The fundamental problem is that there are two separate but related questions here, and we are conflating them:
1. How bad is the disease? I.e., how easily does it spread, what are the health impacts (short-term and long-term), who is most likely to suffer long-term or permanent consequences?
And:
2. What are the appropriate measures to address the disease to minimize overall impacts to health and the economy?
If we had a federal government that was leading the way and saying we're going to take these temporary measures to shut everything down, and in the interim we're going to expand our safety net to help the people affected and pull out all the stops to ramp up production of the supplies/people we need to manage this disease and find treatments/vaccines, and then we will carefully ease restrictions as our efforts put us in a place that we can manage this situation -- I'd be totally behind that.

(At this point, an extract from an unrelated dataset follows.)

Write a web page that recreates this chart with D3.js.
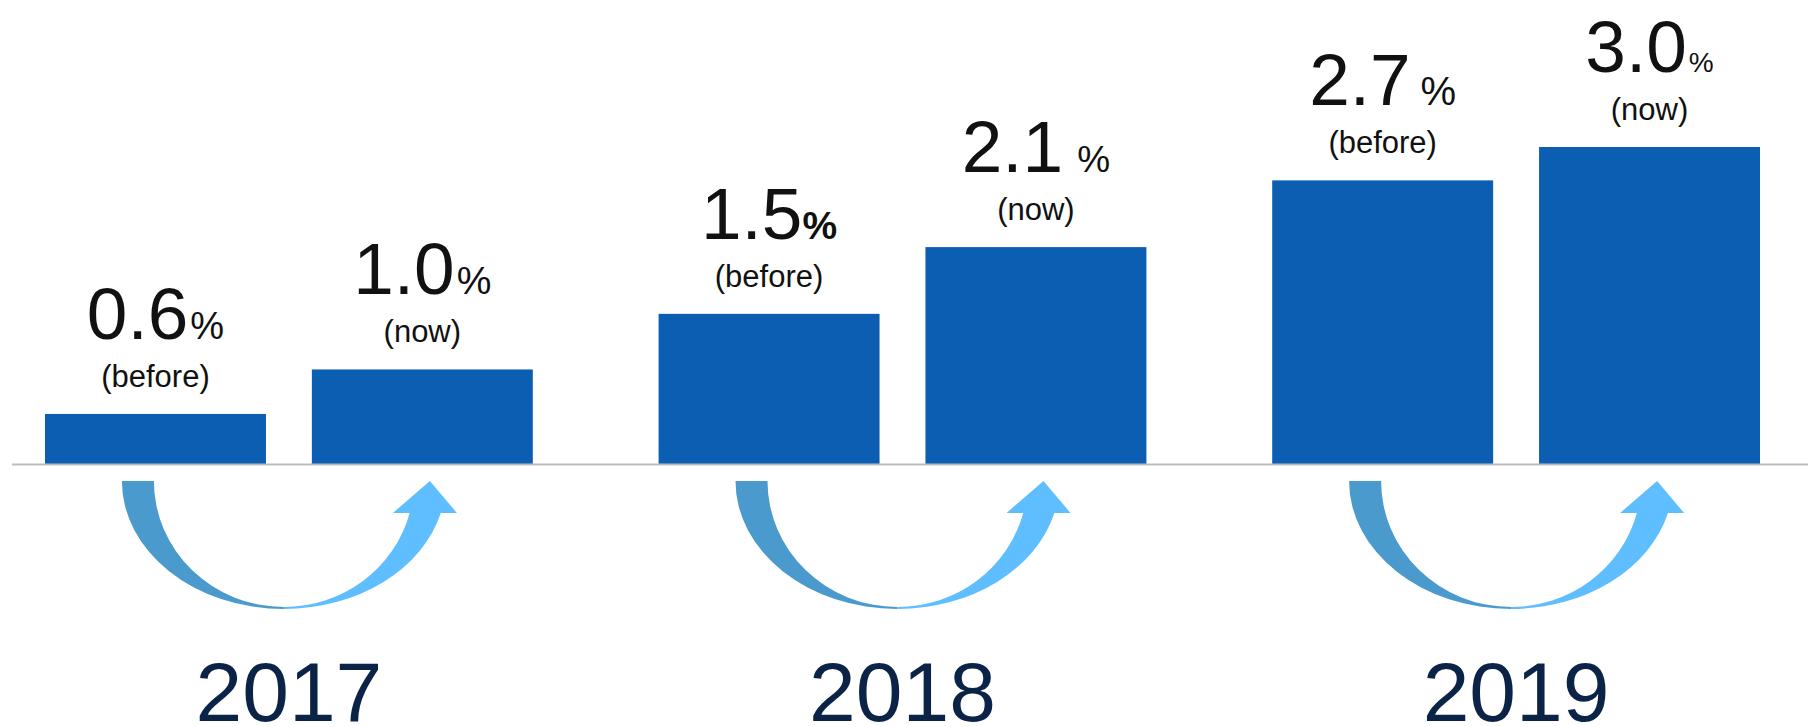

But we don't. We have two binary positions. The people who care the most about the economy are justifying their position by spreading misinformation and flat-out lies about the disease to downplay its effects. And the people who are focusing on protecting health are implementing draconian shutdown orders, without much consideration of the long-term effect on the economy -- largely because that is the only tool they have in their arsenal, because (a) our federal government is controlled by people in the first category who spent months downplaying everything and refusing to take action, so that now that we are being forced to act, we need drastic action to even hope to slow things down, and (b) all of the helpful proactive things that we'd really like to do to prepare to manage the disease -- like temporarily easing rules that restrict the ability to develop tests or possible medications, forcing existing manufacturing to convert to useful stuff to the extent possible, providing access to the national stockpile of ventilators, etc. -- are exclusively within the power of the federal government, which, as noted, continues to be controlled by the "denial" faction.

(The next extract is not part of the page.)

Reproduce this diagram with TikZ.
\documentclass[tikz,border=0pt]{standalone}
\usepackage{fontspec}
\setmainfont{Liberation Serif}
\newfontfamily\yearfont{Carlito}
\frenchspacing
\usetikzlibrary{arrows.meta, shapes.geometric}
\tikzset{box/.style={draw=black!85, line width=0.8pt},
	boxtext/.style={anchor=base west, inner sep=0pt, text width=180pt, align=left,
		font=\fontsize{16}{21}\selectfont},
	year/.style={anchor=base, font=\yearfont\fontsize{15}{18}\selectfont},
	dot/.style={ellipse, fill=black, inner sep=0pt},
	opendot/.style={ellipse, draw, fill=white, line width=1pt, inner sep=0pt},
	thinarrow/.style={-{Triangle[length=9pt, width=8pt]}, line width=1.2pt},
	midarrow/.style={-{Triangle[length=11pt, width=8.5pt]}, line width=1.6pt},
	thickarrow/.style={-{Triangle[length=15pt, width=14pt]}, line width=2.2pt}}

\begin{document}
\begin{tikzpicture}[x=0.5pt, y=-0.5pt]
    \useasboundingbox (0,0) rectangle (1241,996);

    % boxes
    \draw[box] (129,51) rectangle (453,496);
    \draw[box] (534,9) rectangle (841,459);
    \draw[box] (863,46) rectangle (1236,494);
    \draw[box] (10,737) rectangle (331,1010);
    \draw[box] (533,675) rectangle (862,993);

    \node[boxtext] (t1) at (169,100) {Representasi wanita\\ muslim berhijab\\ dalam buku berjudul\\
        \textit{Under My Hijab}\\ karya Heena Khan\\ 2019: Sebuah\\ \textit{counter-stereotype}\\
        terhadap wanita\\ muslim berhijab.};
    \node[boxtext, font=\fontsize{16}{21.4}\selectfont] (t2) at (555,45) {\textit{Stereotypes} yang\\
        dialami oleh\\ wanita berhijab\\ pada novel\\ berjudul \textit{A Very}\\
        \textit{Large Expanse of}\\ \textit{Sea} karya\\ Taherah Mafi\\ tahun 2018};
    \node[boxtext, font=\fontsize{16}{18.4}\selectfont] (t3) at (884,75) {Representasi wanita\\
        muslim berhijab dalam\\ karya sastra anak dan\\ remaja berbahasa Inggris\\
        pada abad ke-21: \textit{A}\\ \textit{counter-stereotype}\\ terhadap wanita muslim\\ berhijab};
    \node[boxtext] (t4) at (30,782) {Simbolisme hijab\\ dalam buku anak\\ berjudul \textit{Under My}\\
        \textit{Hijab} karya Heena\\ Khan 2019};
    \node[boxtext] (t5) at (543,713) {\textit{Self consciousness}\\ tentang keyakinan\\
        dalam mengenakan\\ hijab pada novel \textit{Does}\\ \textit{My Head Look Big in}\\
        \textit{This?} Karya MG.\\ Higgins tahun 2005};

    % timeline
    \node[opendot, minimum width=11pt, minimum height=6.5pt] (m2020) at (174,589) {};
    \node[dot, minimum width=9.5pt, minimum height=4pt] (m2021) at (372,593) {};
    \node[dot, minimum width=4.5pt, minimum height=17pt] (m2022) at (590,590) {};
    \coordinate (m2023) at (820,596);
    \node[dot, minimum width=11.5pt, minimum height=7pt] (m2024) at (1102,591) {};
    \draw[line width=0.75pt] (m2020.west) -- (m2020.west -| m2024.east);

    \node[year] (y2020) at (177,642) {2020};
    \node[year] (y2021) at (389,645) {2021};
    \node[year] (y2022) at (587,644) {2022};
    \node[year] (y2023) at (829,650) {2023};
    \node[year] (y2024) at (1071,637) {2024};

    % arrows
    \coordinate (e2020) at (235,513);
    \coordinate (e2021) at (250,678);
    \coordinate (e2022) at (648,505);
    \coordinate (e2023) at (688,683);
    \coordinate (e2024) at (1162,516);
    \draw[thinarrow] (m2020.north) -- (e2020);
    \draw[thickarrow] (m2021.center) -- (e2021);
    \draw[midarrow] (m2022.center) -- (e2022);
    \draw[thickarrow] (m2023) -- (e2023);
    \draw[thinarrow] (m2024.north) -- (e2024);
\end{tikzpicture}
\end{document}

Thus, because of our persistent focus on politics as usual and personal benefit over the national good, we now find ourselves having spent several months in full awareness that this thing was coming, yet having taken absolutely no useful steps to prepare our medical system to manage it. So we have found ourselves in the worst of all possible worlds: the only way to even try to flatten the curve requires draconian orders at the state and local level -- orders that are too limited and too late to actually stop anything but will definitely hurt the economy; and yet still no improvement in our ability to manage the number of people that all available data suggest will require significant medical intervention to survive and continued partisan bickering that is literally preventing the distribution of ventilators to areas that need them right now in order to prevent people from dying.
Not that I'm at all angry about this or anything.